WHAT NEEDS TO BE DONE :: Each line below must be set down exactly; omit any image you find.

SOURCE EXCERPT ::
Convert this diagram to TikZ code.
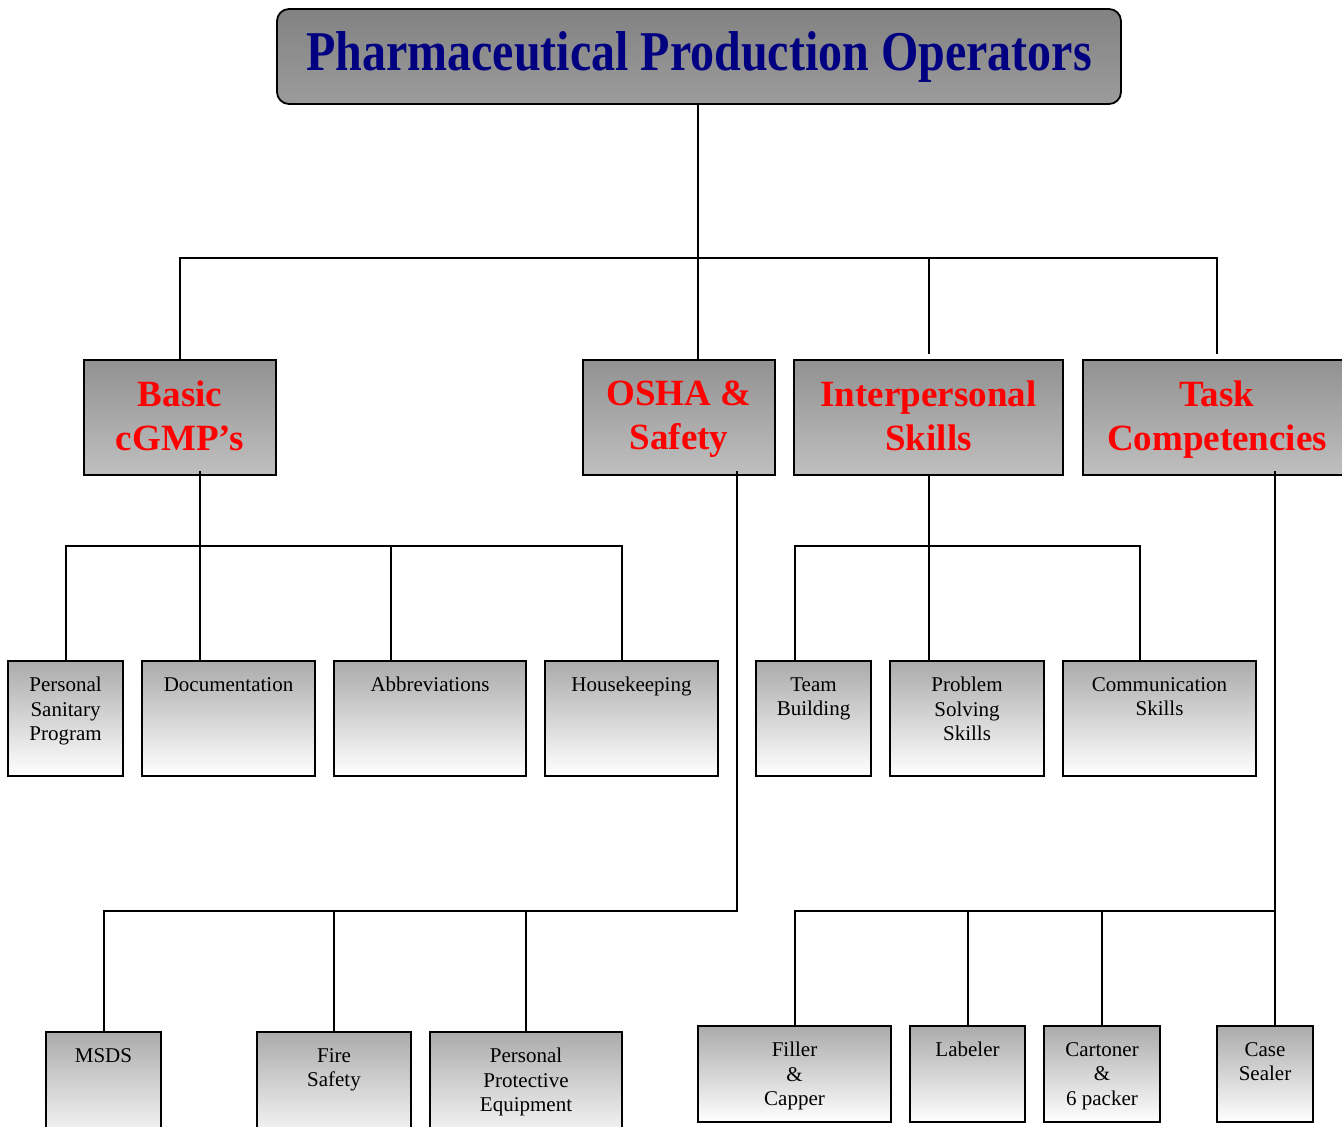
\documentclass[tikz,border=0pt]{standalone}
\usepackage{graphicx}
\usepackage{fontspec}
\setmainfont{Liberation Serif}
\usetikzlibrary{positioning}

\definecolor{titleblue}{RGB}{0,0,128}

\tikzset{
	conn/.style={line width=2pt},
	titlebox/.style={draw, line width=1.8pt, rounded corners=12pt,
		top color=black!49, bottom color=black!39,
		minimum width=844pt, minimum height=95pt, inner sep=0pt,
		text=titleblue, font=\bfseries\fontsize{48}{56}\selectfont},
	groupbox/.style={draw, line width=1.8pt,
		top color=black!43, bottom color=black!25,
		minimum height=115pt, inner sep=0pt},
	grouptext/.style={anchor=north, yshift=-22pt, inner sep=0pt, align=center,
		text=red, font=\bfseries\fontsize{37}{44}\selectfont},
	leafbox/.style={draw, line width=1.8pt,
		top color=black!33, bottom color=white, inner sep=0pt},
	leaftext/.style={anchor=north, yshift=-17pt, inner sep=0pt, align=center,
		font=\fontsize{21}{24.5}\selectfont}
}

\begin{document}
\begin{tikzpicture}[x=1pt,y=-1pt]
	\clip (0,0) rectangle (1342,1127);

	% title
	\node (title) [titlebox] at (699,56.5) {\scalebox{1}[1.17]{Pharmaceutical Production Operators}};

	% groups
	\node (basic) [groupbox, minimum width=192pt] at ( 180  ,417.5) {};
	\node (osha)  [groupbox, minimum width=192pt] at ( 679  ,417.5) {};
	\node (inter) [groupbox, minimum width=269pt] at ( 928.5,417.5) {};
	\node (task)  [groupbox, minimum width=268pt] at (1217  ,417.5) {};

	\node (basic-t) [grouptext] at (basic.north) {Basic\\cGMP’s};
	\node (osha-t)  [grouptext] at (osha.north)  {OSHA \&\\Safety};
	\node (inter-t) [grouptext] at (inter.north) {Interpersonal\\Skills};
	\node (task-t)  [grouptext] at (task.north)  {Task\\Competencies};

	% leaves under basic and interpersonal
	\node (psp)   [leafbox, minimum width=115pt, minimum height=115pt] at (  65.5,718.5) {};
	\node (doc)   [leafbox, minimum width=173pt, minimum height=115pt] at ( 228.5,718.5) {};
	\node (abbr)  [leafbox, minimum width=192pt, minimum height=115pt] at ( 430  ,718.5) {};
	\node (house) [leafbox, minimum width=173pt, minimum height=115pt] at ( 631.5,718.5) {};
	\node (team)  [leafbox, minimum width=115pt, minimum height=115pt] at ( 813.5,718.5) {};
	\node (prob)  [leafbox, minimum width=154pt, minimum height=115pt] at ( 967  ,718.5) {};
	\node (comm)  [leafbox, minimum width=193pt, minimum height=115pt] at (1159.5,718.5) {};

	% leaves under osha
	\node (msds)  [leafbox, minimum width=115pt, minimum height=115pt] at ( 103.5,1089.5) {};
	\node (fire)  [leafbox, minimum width=154pt, minimum height=115pt] at ( 334  ,1089.5) {};
	\node (ppe)   [leafbox, minimum width=192pt, minimum height=115pt] at ( 526  ,1089.5) {};

	% leaves under task
	\node (filler)  [leafbox, minimum width=193pt, minimum height=96pt] at ( 794.5,1074) {};
	\node (labeler) [leafbox, minimum width=115pt, minimum height=96pt] at ( 967.5,1074) {};
	\node (carton)  [leafbox, minimum width=116pt, minimum height=96pt] at (1102  ,1074) {};
	\node (sealer)  [leafbox, minimum width= 96pt, minimum height=96pt] at (1265  ,1074) {};

	% leaf texts
	\node (psp-t)     [leaftext] at (psp.north)     {Personal\\Sanitary\\Program};
	\node (doc-t)     [leaftext] at (doc.north)     {Documentation};
	\node (abbr-t)    [leaftext] at (abbr.north)    {Abbreviations};
	\node (house-t)   [leaftext] at (house.north)   {Housekeeping};
	\node (team-t)    [leaftext] at (team.north)    {Team\\Building};
	\node (prob-t)    [leaftext] at (prob.north)    {Problem\\Solving\\Skills};
	\node (comm-t)    [leaftext] at (comm.north)    {Communication\\Skills};
	\node (msds-t)    [leaftext] at (msds.north)    {MSDS};
	\node (fire-t)    [leaftext] at (fire.north)    {Fire\\Safety};
	\node (ppe-t)     [leaftext] at (ppe.north)     {Personal\\Protective\\Equipment};
	\node (filler-t)  [leaftext] at (filler.north)  {Filler\\\&\\Capper};
	\node (labeler-t) [leaftext] at (labeler.north) {Labeler};
	\node (carton-t)  [leaftext] at (carton.north)  {Cartoner\\\&\\6 packer};
	\node (sealer-t)  [leaftext] at (sealer.north)  {Case\\Sealer};

	% bus points
	\coordinate (topbus) at ( 698, 258);
	\coordinate (b1)     at ( 200, 546);
	\coordinate (b2)     at ( 391, 546);
	\coordinate (b3)     at ( 622, 546);
	\coordinate (i1)     at ( 795, 546);
	\coordinate (i2)     at (1140, 546);
	\coordinate (o1)     at ( 737, 911);
	\coordinate (t1)     at (1275, 911);

	% title to groups
	\draw[conn] (title.south -| topbus) -- (topbus);
	\draw[conn] (basic.north) |- (topbus) -| ([yshift=5pt]task.north);
	\draw[conn] (topbus) -- (topbus |- osha.north);
	\draw[conn] (inter.north |- topbus) -- ([yshift=5pt]inter.north);

	% basic
	\draw[conn] ([yshift=5pt]basic.south -| b1) -- (b1);
	\draw[conn] (psp.north) |- (b3) -- (b3 |- house.north);
	\draw[conn] (b1) -- (b1 |- doc.north);
	\draw[conn] (b2) -- (b2 |- abbr.north);

	% interpersonal
	\draw[conn] (inter.south) -- (inter.south |- prob.north);
	\draw[conn] (i1 |- team.north) |- (i2) -- (i2 |- comm.north);

	% osha
	\draw[conn] ([yshift=5pt]osha.south -| o1) -- (o1) -| (msds.north);
	\draw[conn] (fire.north) -- (fire.north |- o1);
	\draw[conn] (ppe.north) -- (ppe.north |- o1);

	% task
	\draw[conn] ([yshift=5pt]task.south -| t1) -- (t1 |- sealer.north);
	\draw[conn] (t1) -| (filler.north);
	\draw[conn] (labeler.north) -- (labeler.north |- t1);
	\draw[conn] (carton.north) -- (carton.north |- t1);
\end{tikzpicture}
\end{document}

COMPLETED TASK ::
Convert this diagram to TikZ code.
\documentclass[tikz,border=0pt]{standalone}
\usepackage{graphicx}
\usepackage{fontspec}
\setmainfont{Liberation Serif}
\usetikzlibrary{positioning}

\definecolor{titleblue}{RGB}{0,0,128}

\tikzset{
	conn/.style={line width=2pt},
	titlebox/.style={draw, line width=1.8pt, rounded corners=12pt,
		top color=black!49, bottom color=black!39,
		minimum width=844pt, minimum height=95pt, inner sep=0pt,
		text=titleblue, font=\bfseries\fontsize{48}{56}\selectfont},
	groupbox/.style={draw, line width=1.8pt,
		top color=black!43, bottom color=black!25,
		minimum height=115pt, inner sep=0pt},
	grouptext/.style={anchor=north, yshift=-22pt, inner sep=0pt, align=center,
		text=red, font=\bfseries\fontsize{37}{44}\selectfont},
	leafbox/.style={draw, line width=1.8pt,
		top color=black!33, bottom color=white, inner sep=0pt},
	leaftext/.style={anchor=north, yshift=-17pt, inner sep=0pt, align=center,
		font=\fontsize{21}{24.5}\selectfont}
}

\begin{document}
\begin{tikzpicture}[x=1pt,y=-1pt]
	\clip (0,0) rectangle (1342,1127);

	% title
	\node (title) [titlebox] at (699,56.5) {\scalebox{1}[1.17]{Pharmaceutical Production Operators}};

	% groups
	\node (basic) [groupbox, minimum width=192pt] at ( 180  ,417.5) {};
	\node (osha)  [groupbox, minimum width=192pt] at ( 679  ,417.5) {};
	\node (inter) [groupbox, minimum width=269pt] at ( 928.5,417.5) {};
	\node (task)  [groupbox, minimum width=268pt] at (1217  ,417.5) {};

	\node (basic-t) [grouptext] at (basic.north) {Basic\\cGMP’s};
	\node (osha-t)  [grouptext] at (osha.north)  {OSHA \&\\Safety};
	\node (inter-t) [grouptext] at (inter.north) {Interpersonal\\Skills};
	\node (task-t)  [grouptext] at (task.north)  {Task\\Competencies};

	% leaves under basic and interpersonal
	\node (psp)   [leafbox, minimum width=115pt, minimum height=115pt] at (  65.5,718.5) {};
	\node (doc)   [leafbox, minimum width=173pt, minimum height=115pt] at ( 228.5,718.5) {};
	\node (abbr)  [leafbox, minimum width=192pt, minimum height=115pt] at ( 430  ,718.5) {};
	\node (house) [leafbox, minimum width=173pt, minimum height=115pt] at ( 631.5,718.5) {};
	\node (team)  [leafbox, minimum width=115pt, minimum height=115pt] at ( 813.5,718.5) {};
	\node (prob)  [leafbox, minimum width=154pt, minimum height=115pt] at ( 967  ,718.5) {};
	\node (comm)  [leafbox, minimum width=193pt, minimum height=115pt] at (1159.5,718.5) {};

	% leaves under osha
	\node (msds)  [leafbox, minimum width=115pt, minimum height=115pt] at ( 103.5,1089.5) {};
	\node (fire)  [leafbox, minimum width=154pt, minimum height=115pt] at ( 334  ,1089.5) {};
	\node (ppe)   [leafbox, minimum width=192pt, minimum height=115pt] at ( 526  ,1089.5) {};

	% leaves under task
	\node (filler)  [leafbox, minimum width=193pt, minimum height=96pt] at ( 794.5,1074) {};
	\node (labeler) [leafbox, minimum width=115pt, minimum height=96pt] at ( 967.5,1074) {};
	\node (carton)  [leafbox, minimum width=116pt, minimum height=96pt] at (1102  ,1074) {};
	\node (sealer)  [leafbox, minimum width= 96pt, minimum height=96pt] at (1265  ,1074) {};

	% leaf texts
	\node (psp-t)     [leaftext] at (psp.north)     {Personal\\Sanitary\\Program};
	\node (doc-t)     [leaftext] at (doc.north)     {Documentation};
	\node (abbr-t)    [leaftext] at (abbr.north)    {Abbreviations};
	\node (house-t)   [leaftext] at (house.north)   {Housekeeping};
	\node (team-t)    [leaftext] at (team.north)    {Team\\Building};
	\node (prob-t)    [leaftext] at (prob.north)    {Problem\\Solving\\Skills};
	\node (comm-t)    [leaftext] at (comm.north)    {Communication\\Skills};
	\node (msds-t)    [leaftext] at (msds.north)    {MSDS};
	\node (fire-t)    [leaftext] at (fire.north)    {Fire\\Safety};
	\node (ppe-t)     [leaftext] at (ppe.north)     {Personal\\Protective\\Equipment};
	\node (filler-t)  [leaftext] at (filler.north)  {Filler\\\&\\Capper};
	\node (labeler-t) [leaftext] at (labeler.north) {Labeler};
	\node (carton-t)  [leaftext] at (carton.north)  {Cartoner\\\&\\6 packer};
	\node (sealer-t)  [leaftext] at (sealer.north)  {Case\\Sealer};

	% bus points
	\coordinate (topbus) at ( 698, 258);
	\coordinate (b1)     at ( 200, 546);
	\coordinate (b2)     at ( 391, 546);
	\coordinate (b3)     at ( 622, 546);
	\coordinate (i1)     at ( 795, 546);
	\coordinate (i2)     at (1140, 546);
	\coordinate (o1)     at ( 737, 911);
	\coordinate (t1)     at (1275, 911);

	% title to groups
	\draw[conn] (title.south -| topbus) -- (topbus);
	\draw[conn] (basic.north) |- (topbus) -| ([yshift=5pt]task.north);
	\draw[conn] (topbus) -- (topbus |- osha.north);
	\draw[conn] (inter.north |- topbus) -- ([yshift=5pt]inter.north);

	% basic
	\draw[conn] ([yshift=5pt]basic.south -| b1) -- (b1);
	\draw[conn] (psp.north) |- (b3) -- (b3 |- house.north);
	\draw[conn] (b1) -- (b1 |- doc.north);
	\draw[conn] (b2) -- (b2 |- abbr.north);

	% interpersonal
	\draw[conn] (inter.south) -- (inter.south |- prob.north);
	\draw[conn] (i1 |- team.north) |- (i2) -- (i2 |- comm.north);

	% osha
	\draw[conn] ([yshift=5pt]osha.south -| o1) -- (o1) -| (msds.north);
	\draw[conn] (fire.north) -- (fire.north |- o1);
	\draw[conn] (ppe.north) -- (ppe.north |- o1);

	% task
	\draw[conn] ([yshift=5pt]task.south -| t1) -- (t1 |- sealer.north);
	\draw[conn] (t1) -| (filler.north);
	\draw[conn] (labeler.north) -- (labeler.north |- t1);
	\draw[conn] (carton.north) -- (carton.north |- t1);
\end{tikzpicture}
\end{document}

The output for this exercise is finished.